Rating:
R
House:
The Dark Arts
Ships:
Cedric Diggory/Cho Chang
Characters:
Cho Chang Harry Potter Hermione Granger
Genres:
Angst
Era:
The Harry Potter at Hogwarts Years
Spoilers:
Philosopher's Stone Chamber of Secrets Prizoner of Azkaban Goblet of Fire Order of the Phoenix
Stats:
Published: 11/29/2005
Updated: 11/29/2005
Words: 768
Chapters: 1
Hits: 457

Perfect Disarray

Absinthe Jade

Story Summary:
Following Harry and Cho's fight on Valentine's Day, and further problems, Cho reflects on their relationship.

Posted:
11/29/2005
Hits:
457
Author's Note:
Rated R for language only.


So this was what my life had come to. I looked down at my broom, which had refused to fly, and then to the snitch in my hand, frantically beating its wings. In a fit of frustration, maybe some anger, I threw the snitch, briefly hoping that my throw would have enough force to crush it against the castle wall. It didn't, and the cheeky golden ball zoomed quickly past my face and onto the Quidditch pitch.

Resigned to capture it, I tried fervently to kick off of the ground and fly. This time my broom obeyed and soon I was flying, scanning the pitch for any sign of the golden snitch. This could take hours with the way I've been flying. Flying used to make me happy. Now all it does is remind me of him.

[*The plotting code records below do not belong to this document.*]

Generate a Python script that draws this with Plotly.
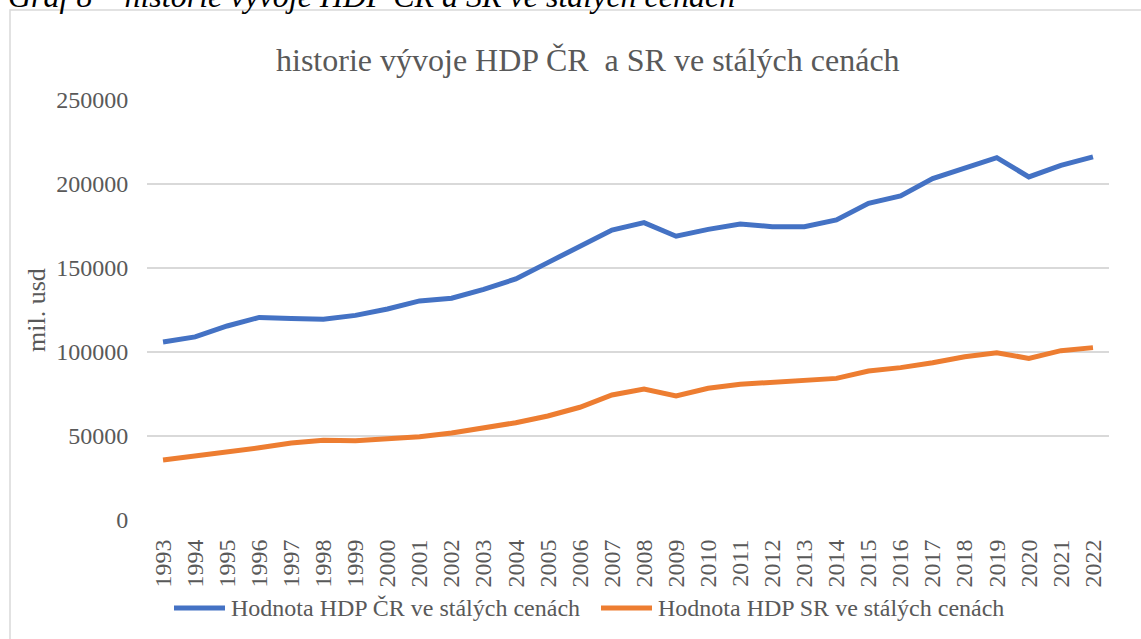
import plotly.graph_objects as go

years = [str(y) for y in range(1993, 2023)]
hdp_cr = [106000, 109000, 115500, 120600, 120000, 119500, 121800, 125600, 130400, 132000,
          137300, 143500, 153200, 163300, 172600, 177000, 168900, 173000, 176200, 174600,
          174600, 178600, 188500, 192900, 203200, 209500, 215700, 204200, 211100, 216100]
hdp_sr = [35700, 38100, 40100, 43000, 45800, 47400, 47200, 48200, 49600, 51800,
          54900, 57900, 61900, 67100, 74400, 78000, 73800, 78400, 80800, 82000,
          82600, 84300, 88700, 90700, 93600, 97200, 99600, 96200, 100800, 102600]
y_ticks = [0, 50000, 100000, 150000, 200000, 250000]
series_names = ["Hodnota HDP ČR ve stálých cenách", "Hodnota HDP SR ve stálých cenách"]
series_colors = ["#4472C4", "#ED7D31"]

W, H = 1141, 639
L, R, T, B = 147, 32, 100, 119
pw, ph = W - L - R, H - T - B

def px(x):
    return (x - L) / pw

def py(y):
    return (H - B - y) / ph

serif = "Liberation Serif, Times New Roman, serif"
gray = "#595959"

fig = go.Figure()
for vals, name, col in zip([hdp_cr, hdp_sr], series_names, series_colors):
    fig.add_trace(go.Scatter(x=years, y=vals, mode="lines", name=name,
                             line=dict(color=col, width=5), showlegend=False))

annotations = [
    dict(text="mil. usd", xref="paper", yref="paper", x=px(36), y=py(310),
         xanchor="center", yanchor="middle", textangle=-90, showarrow=False,
         font=dict(size=26, color=gray, family=serif)),
    dict(text="historie vývoje HDP ČR  a SR ve stálých cenách", xref="paper", yref="paper",
         x=px(588), y=py(60), xanchor="center", yanchor="middle", showarrow=False,
         font=dict(size=32, color=gray, family=serif)),
    dict(text="<i>Graf 8 – historie vývoje HDP ČR a SR ve stálých cenách</i>", xref="paper", yref="paper",
         x=px(6), y=py(-4), xanchor="left", yanchor="middle", showarrow=False,
         font=dict(size=32, color="black", family=serif)),
]
shapes = [
    dict(type="rect", xref="paper", yref="paper", x0=px(10), x1=px(1150), y0=py(650), y1=py(10),
         line=dict(color="#D9D9D9", width=1.5), fillcolor="rgba(0,0,0,0)", layer="below"),
]

# custom legend (swatch + label)
legend_starts = [172, 599]
for start, name, col in zip(legend_starts, series_names, series_colors):
    shapes.append(dict(type="line", xref="paper", yref="paper", x0=px(start + 2), x1=px(start + 53),
                       y0=py(608), y1=py(608), line=dict(color=col, width=5)))
    annotations.append(dict(text=name, xref="paper", yref="paper", x=px(start + 57), y=py(608),
                            xanchor="left", yanchor="middle", showarrow=False,
                            font=dict(size=24, color=gray, family=serif)))

fig.update_layout(
    width=W, height=H,
    margin=dict(l=L, r=R, t=T, b=B),
    paper_bgcolor="white", plot_bgcolor="white",
    font=dict(family=serif, color=gray, size=24),
    showlegend=False,
    xaxis=dict(type="category", range=[-0.5, 29.5], tickangle=-90, showgrid=False,
               showline=False, ticks="outside", ticklen=9, tickcolor="rgba(0,0,0,0)",
               tickfont=dict(size=24, color=gray)),
    yaxis=dict(range=[0, 250000], tickvals=y_ticks, ticktext=[str(v) for v in y_ticks],
               showgrid=True, gridcolor="#D9D9D9", gridwidth=1.5, zeroline=False,
               showline=False, ticks="outside", ticklen=13, tickcolor="rgba(0,0,0,0)",
               tickfont=dict(size=24, color=gray)),
    annotations=annotations,
    shapes=shapes,
)

fig.write_html("out.html", config={"displayModeBar": False},
               post_script="document.body.style.margin='0';document.body.style.overflow='hidden';")
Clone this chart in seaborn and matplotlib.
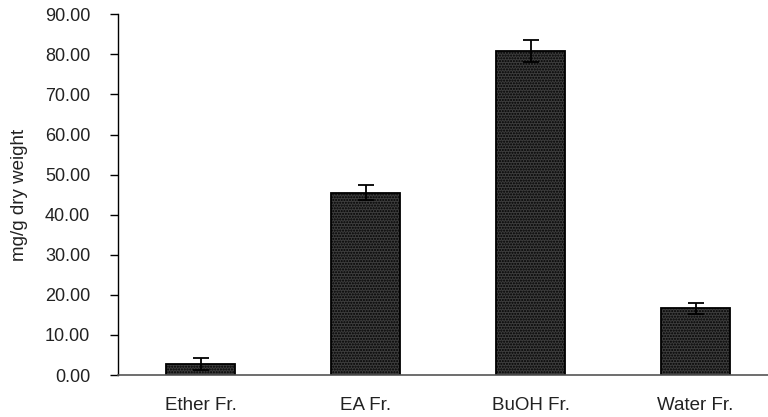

Tears welled up in my eyes. I was beyond trying to brush them away. Everything brought me to tears these days. And then the anger set in. My frustration at not knowing what to do.

I'm a person who always knows what to do. I was sorted into Ravenclaw. I have the top grades in my class. I was chosen as seeker for the house team in my third year, which is pretty young to play on a house team. Except for him.

My broom suddenly bucked. I grasped my hands tightly around the handle in an attempt to land. My knuckles were turning white. The broom fell to the ground, still, as I softly tumbled over the grass.

I'm not sure how long I laid there, sobbing, cursing the bright blue sky. I've become one of those people. One of those miserable people who is like an infectious disease. I can't be around happy people anymore. I might infect them. Even worse, they might try to make me feel better. Then I'd see the pity in their eyes.

"Poor Cho," they always say. "She's so sad because of Cedric."

I always feel like pasting one of them up against a wall. Or planting my fist into their face just to wipe the pity from their eyes. I want to rail at them and scream. It's not just Cedric. It's everything.

I miss him every day. He understood me so well. He always knew what to do, what to say, how to listen. At the end of last year he was an irreplaceable friend. I could talk to him about anything, Quidditch, O.W.L.s, and he always understood. No one understands now. I wasn't just his girlfriend.

I feel like such a bitch all the time. I can't stand being around even Marietta anymore, yet I feel bad for being such a bitch to her. Every time I see her I snap. She doesn't understand that I still think of Cedric. All she thinks about is Harry Potter. How he's too young. How he's unstable. How he's ugly. How he's playing both me and Hermione. I want to slap her across the face and yell.

"Fuck you, you ignorant bitch!" I'd say. "You don't know anything! Harry tried to save Cedric's life! He didn't get him killed, he tried to save him." But why bother, really, when your outburst will only fall on deaf ears.

Harry Potter. The-Boy-Who-Lived. I love him. I think I loved him even last year when I loved Cedric. My feeling for Cedric was always different. More friendly, deep, and less of that instant attraction. Why didn't Harry just ask me to the ball sooner last year? I wouldn't have gotten so close to Cedric. I wouldn't miss him so much.

Then there's perfect Hermione Granger. Top of her class, always at Harry's side. Why does he like her more than he likes me? What does she have that I don't? I wish she would just disappear somehow. I wish You-Know-Who would kill her next.

I start to cry again. Fuck. Have I really become that despicable of a person, wishing death on someone? Why, because my boyfriend likes her more than he likes me. You're pathetic Cho Chang.

I hear a snicker out of the corner of my eye and see a group of Slytherin girls, led by Pansy Parkinson, walking past the Quidditch pitch. I close my eyes and pray I will suddenly break through the charm that is preventing me from apparating back into my room. I am still lying in the grass, my broom beside me. The snitch is zooming somewhere in the air above me.

I used to always know what to do. Now I can't even get up off of the ground.